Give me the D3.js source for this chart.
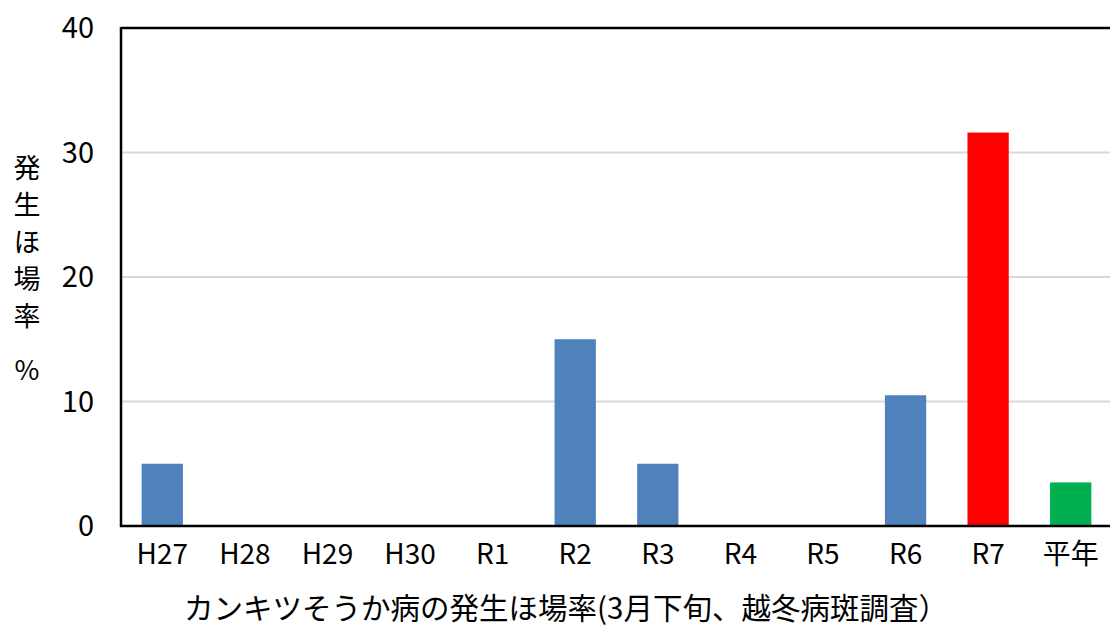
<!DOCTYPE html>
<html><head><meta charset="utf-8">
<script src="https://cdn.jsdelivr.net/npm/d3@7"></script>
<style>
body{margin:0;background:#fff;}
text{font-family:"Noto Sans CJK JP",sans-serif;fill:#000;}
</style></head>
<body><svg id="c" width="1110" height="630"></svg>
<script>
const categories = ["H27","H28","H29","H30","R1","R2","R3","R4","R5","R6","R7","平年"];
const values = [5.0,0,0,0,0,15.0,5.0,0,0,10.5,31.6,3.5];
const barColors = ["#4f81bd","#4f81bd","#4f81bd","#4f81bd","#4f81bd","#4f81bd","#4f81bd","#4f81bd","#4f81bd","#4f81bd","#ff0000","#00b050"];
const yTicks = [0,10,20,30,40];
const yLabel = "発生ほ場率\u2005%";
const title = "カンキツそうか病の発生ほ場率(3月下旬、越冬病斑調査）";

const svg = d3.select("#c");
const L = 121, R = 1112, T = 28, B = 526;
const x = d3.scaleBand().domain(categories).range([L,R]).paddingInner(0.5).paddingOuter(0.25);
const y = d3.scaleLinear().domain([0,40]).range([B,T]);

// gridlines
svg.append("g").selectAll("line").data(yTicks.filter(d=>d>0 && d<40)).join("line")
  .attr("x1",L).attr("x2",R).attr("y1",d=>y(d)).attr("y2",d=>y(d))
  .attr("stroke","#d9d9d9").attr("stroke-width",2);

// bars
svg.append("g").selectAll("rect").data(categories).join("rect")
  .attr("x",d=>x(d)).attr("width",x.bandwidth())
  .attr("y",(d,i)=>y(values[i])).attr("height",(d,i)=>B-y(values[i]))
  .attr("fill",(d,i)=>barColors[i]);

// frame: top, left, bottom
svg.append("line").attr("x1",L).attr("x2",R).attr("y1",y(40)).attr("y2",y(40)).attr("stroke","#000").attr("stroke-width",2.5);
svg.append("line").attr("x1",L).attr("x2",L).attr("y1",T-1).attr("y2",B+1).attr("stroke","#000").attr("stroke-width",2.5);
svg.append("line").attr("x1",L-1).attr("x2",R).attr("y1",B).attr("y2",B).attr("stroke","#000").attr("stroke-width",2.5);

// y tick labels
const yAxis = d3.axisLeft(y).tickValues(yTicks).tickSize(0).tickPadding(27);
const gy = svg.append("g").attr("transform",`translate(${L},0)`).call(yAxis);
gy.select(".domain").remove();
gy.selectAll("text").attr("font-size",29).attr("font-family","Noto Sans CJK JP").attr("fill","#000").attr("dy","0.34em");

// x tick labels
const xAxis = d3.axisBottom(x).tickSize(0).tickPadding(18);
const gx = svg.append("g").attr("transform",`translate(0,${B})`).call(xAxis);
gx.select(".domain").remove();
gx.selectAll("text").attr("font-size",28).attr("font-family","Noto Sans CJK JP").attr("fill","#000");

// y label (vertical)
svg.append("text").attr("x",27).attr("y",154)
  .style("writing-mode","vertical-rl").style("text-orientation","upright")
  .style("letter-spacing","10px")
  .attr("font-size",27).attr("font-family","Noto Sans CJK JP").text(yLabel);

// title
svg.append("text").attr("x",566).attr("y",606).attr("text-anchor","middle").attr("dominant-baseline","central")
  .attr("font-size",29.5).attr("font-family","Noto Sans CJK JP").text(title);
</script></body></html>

## TO BE DONE
Copy all the data exactly as written, but skip any picture.

## CORRECT RESULT
Give me the D3.js source for this chart.
<!DOCTYPE html>
<html><head><meta charset="utf-8">
<script src="https://cdn.jsdelivr.net/npm/d3@7"></script>
<style>
body{margin:0;background:#fff;}
text{font-family:"Noto Sans CJK JP",sans-serif;fill:#000;}
</style></head>
<body><svg id="c" width="1110" height="630"></svg>
<script>
const categories = ["H27","H28","H29","H30","R1","R2","R3","R4","R5","R6","R7","平年"];
const values = [5.0,0,0,0,0,15.0,5.0,0,0,10.5,31.6,3.5];
const barColors = ["#4f81bd","#4f81bd","#4f81bd","#4f81bd","#4f81bd","#4f81bd","#4f81bd","#4f81bd","#4f81bd","#4f81bd","#ff0000","#00b050"];
const yTicks = [0,10,20,30,40];
const yLabel = "発生ほ場率\u2005%";
const title = "カンキツそうか病の発生ほ場率(3月下旬、越冬病斑調査）";

const svg = d3.select("#c");
const L = 121, R = 1112, T = 28, B = 526;
const x = d3.scaleBand().domain(categories).range([L,R]).paddingInner(0.5).paddingOuter(0.25);
const y = d3.scaleLinear().domain([0,40]).range([B,T]);

// gridlines
svg.append("g").selectAll("line").data(yTicks.filter(d=>d>0 && d<40)).join("line")
  .attr("x1",L).attr("x2",R).attr("y1",d=>y(d)).attr("y2",d=>y(d))
  .attr("stroke","#d9d9d9").attr("stroke-width",2);

// bars
svg.append("g").selectAll("rect").data(categories).join("rect")
  .attr("x",d=>x(d)).attr("width",x.bandwidth())
  .attr("y",(d,i)=>y(values[i])).attr("height",(d,i)=>B-y(values[i]))
  .attr("fill",(d,i)=>barColors[i]);

// frame: top, left, bottom
svg.append("line").attr("x1",L).attr("x2",R).attr("y1",y(40)).attr("y2",y(40)).attr("stroke","#000").attr("stroke-width",2.5);
svg.append("line").attr("x1",L).attr("x2",L).attr("y1",T-1).attr("y2",B+1).attr("stroke","#000").attr("stroke-width",2.5);
svg.append("line").attr("x1",L-1).attr("x2",R).attr("y1",B).attr("y2",B).attr("stroke","#000").attr("stroke-width",2.5);

// y tick labels
const yAxis = d3.axisLeft(y).tickValues(yTicks).tickSize(0).tickPadding(27);
const gy = svg.append("g").attr("transform",`translate(${L},0)`).call(yAxis);
gy.select(".domain").remove();
gy.selectAll("text").attr("font-size",29).attr("font-family","Noto Sans CJK JP").attr("fill","#000").attr("dy","0.34em");

// x tick labels
const xAxis = d3.axisBottom(x).tickSize(0).tickPadding(18);
const gx = svg.append("g").attr("transform",`translate(0,${B})`).call(xAxis);
gx.select(".domain").remove();
gx.selectAll("text").attr("font-size",28).attr("font-family","Noto Sans CJK JP").attr("fill","#000");

// y label (vertical)
svg.append("text").attr("x",27).attr("y",154)
  .style("writing-mode","vertical-rl").style("text-orientation","upright")
  .style("letter-spacing","10px")
  .attr("font-size",27).attr("font-family","Noto Sans CJK JP").text(yLabel);

// title
svg.append("text").attr("x",566).attr("y",606).attr("text-anchor","middle").attr("dominant-baseline","central")
  .attr("font-size",29.5).attr("font-family","Noto Sans CJK JP").text(title);
</script></body></html>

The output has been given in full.